%%

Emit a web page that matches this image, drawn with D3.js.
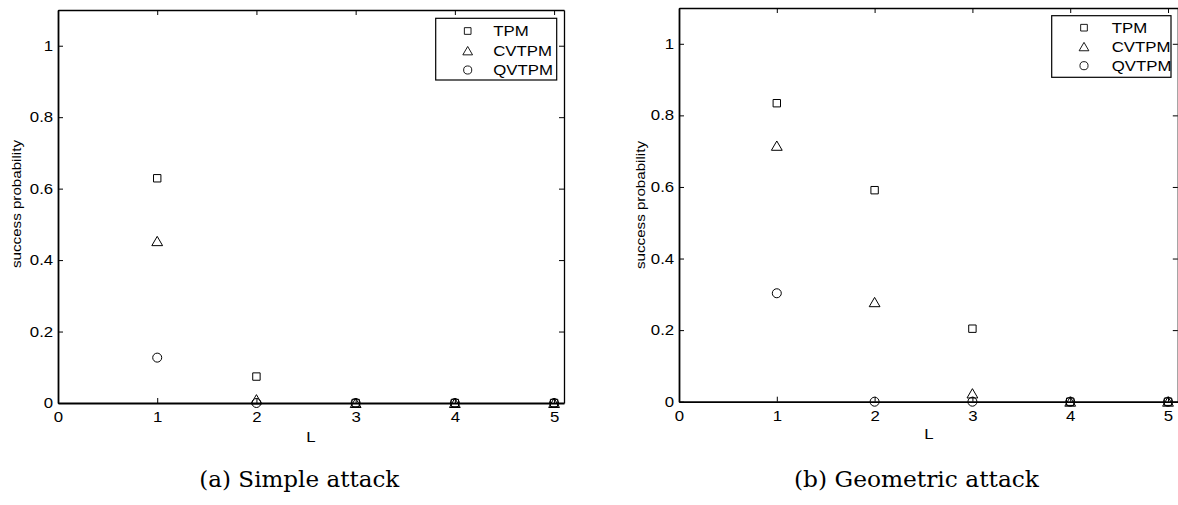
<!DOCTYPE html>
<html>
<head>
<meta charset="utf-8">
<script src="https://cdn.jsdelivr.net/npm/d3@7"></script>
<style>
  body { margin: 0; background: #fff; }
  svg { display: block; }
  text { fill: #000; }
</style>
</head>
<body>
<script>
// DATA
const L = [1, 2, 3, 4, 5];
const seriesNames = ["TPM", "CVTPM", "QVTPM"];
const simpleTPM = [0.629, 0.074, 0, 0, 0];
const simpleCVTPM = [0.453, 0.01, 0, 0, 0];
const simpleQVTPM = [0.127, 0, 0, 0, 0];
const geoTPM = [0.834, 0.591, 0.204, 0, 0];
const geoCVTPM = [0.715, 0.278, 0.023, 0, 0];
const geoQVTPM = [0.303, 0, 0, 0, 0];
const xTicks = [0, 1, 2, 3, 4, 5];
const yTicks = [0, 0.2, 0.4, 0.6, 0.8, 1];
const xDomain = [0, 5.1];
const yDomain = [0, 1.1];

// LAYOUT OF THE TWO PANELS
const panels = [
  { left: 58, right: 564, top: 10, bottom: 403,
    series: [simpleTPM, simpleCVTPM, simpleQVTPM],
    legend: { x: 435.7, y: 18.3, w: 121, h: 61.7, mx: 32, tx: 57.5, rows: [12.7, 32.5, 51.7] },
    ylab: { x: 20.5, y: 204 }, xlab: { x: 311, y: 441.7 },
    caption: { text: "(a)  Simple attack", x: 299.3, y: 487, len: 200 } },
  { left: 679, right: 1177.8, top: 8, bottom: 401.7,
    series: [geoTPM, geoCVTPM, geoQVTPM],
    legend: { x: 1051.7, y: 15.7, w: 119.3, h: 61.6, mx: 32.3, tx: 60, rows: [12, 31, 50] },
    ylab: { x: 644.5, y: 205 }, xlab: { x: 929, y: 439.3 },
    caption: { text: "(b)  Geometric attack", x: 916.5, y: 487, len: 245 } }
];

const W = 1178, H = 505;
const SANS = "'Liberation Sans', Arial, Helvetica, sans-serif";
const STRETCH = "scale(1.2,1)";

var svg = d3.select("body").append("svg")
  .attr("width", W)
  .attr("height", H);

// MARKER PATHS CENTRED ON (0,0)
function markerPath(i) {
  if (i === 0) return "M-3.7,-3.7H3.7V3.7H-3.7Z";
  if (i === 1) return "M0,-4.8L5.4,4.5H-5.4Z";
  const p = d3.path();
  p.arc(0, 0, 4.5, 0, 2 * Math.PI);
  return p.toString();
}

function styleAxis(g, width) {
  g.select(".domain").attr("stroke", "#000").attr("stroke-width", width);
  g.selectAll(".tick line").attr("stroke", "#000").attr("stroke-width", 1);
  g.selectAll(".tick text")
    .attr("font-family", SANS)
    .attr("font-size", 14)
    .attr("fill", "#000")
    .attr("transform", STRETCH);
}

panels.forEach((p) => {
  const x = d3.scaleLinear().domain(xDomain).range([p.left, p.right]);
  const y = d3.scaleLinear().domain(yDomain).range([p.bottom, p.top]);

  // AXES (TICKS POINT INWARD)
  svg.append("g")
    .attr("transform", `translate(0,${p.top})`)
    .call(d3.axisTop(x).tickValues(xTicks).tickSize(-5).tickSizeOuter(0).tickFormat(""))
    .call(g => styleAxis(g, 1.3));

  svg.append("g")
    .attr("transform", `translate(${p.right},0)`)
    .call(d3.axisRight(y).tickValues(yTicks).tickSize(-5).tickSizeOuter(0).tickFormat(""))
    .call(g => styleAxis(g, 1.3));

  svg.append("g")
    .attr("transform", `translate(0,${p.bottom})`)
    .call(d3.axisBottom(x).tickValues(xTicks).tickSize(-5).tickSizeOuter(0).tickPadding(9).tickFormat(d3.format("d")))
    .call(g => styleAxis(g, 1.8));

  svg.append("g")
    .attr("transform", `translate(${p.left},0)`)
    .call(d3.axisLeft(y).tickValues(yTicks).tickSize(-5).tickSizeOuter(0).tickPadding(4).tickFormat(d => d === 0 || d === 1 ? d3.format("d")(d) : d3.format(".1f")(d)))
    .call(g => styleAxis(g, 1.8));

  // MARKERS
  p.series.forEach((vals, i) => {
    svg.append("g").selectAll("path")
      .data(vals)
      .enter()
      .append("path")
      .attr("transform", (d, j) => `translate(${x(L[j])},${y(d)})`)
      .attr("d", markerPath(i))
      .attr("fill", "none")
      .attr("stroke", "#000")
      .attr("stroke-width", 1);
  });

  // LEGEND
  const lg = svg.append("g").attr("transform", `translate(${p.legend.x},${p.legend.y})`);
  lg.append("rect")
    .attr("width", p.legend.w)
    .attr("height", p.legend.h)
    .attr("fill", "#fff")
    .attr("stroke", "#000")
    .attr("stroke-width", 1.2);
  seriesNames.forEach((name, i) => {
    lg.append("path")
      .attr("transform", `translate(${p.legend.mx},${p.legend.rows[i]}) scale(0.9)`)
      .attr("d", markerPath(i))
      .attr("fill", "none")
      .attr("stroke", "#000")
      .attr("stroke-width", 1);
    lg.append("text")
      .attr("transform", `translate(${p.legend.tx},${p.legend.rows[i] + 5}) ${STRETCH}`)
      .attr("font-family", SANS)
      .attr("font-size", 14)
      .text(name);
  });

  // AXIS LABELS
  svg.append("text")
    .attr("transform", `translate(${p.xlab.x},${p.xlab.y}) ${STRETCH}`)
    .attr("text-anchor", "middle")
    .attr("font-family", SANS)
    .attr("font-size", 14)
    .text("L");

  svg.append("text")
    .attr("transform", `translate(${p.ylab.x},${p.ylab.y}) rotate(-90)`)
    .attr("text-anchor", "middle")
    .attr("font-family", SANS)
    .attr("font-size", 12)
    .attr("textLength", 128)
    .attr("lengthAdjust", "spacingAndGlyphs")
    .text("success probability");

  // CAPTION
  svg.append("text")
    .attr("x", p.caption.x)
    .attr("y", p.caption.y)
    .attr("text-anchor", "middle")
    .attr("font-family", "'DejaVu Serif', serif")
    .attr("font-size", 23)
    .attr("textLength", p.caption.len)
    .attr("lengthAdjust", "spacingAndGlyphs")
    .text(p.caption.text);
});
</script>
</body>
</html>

%%

▸ **Request**
Leave the pictures out and reproduce exactly the lines from the top of the listing above through the line with "const yDomain = [0, 1.1];".

▸ **Full answer**
Emit a web page that matches this image, drawn with D3.js.
<!DOCTYPE html>
<html>
<head>
<meta charset="utf-8">
<script src="https://cdn.jsdelivr.net/npm/d3@7"></script>
<style>
  body { margin: 0; background: #fff; }
  svg { display: block; }
  text { fill: #000; }
</style>
</head>
<body>
<script>
// DATA
const L = [1, 2, 3, 4, 5];
const seriesNames = ["TPM", "CVTPM", "QVTPM"];
const simpleTPM = [0.629, 0.074, 0, 0, 0];
const simpleCVTPM = [0.453, 0.01, 0, 0, 0];
const simpleQVTPM = [0.127, 0, 0, 0, 0];
const geoTPM = [0.834, 0.591, 0.204, 0, 0];
const geoCVTPM = [0.715, 0.278, 0.023, 0, 0];
const geoQVTPM = [0.303, 0, 0, 0, 0];
const xTicks = [0, 1, 2, 3, 4, 5];
const yTicks = [0, 0.2, 0.4, 0.6, 0.8, 1];
const xDomain = [0, 5.1];
const yDomain = [0, 1.1];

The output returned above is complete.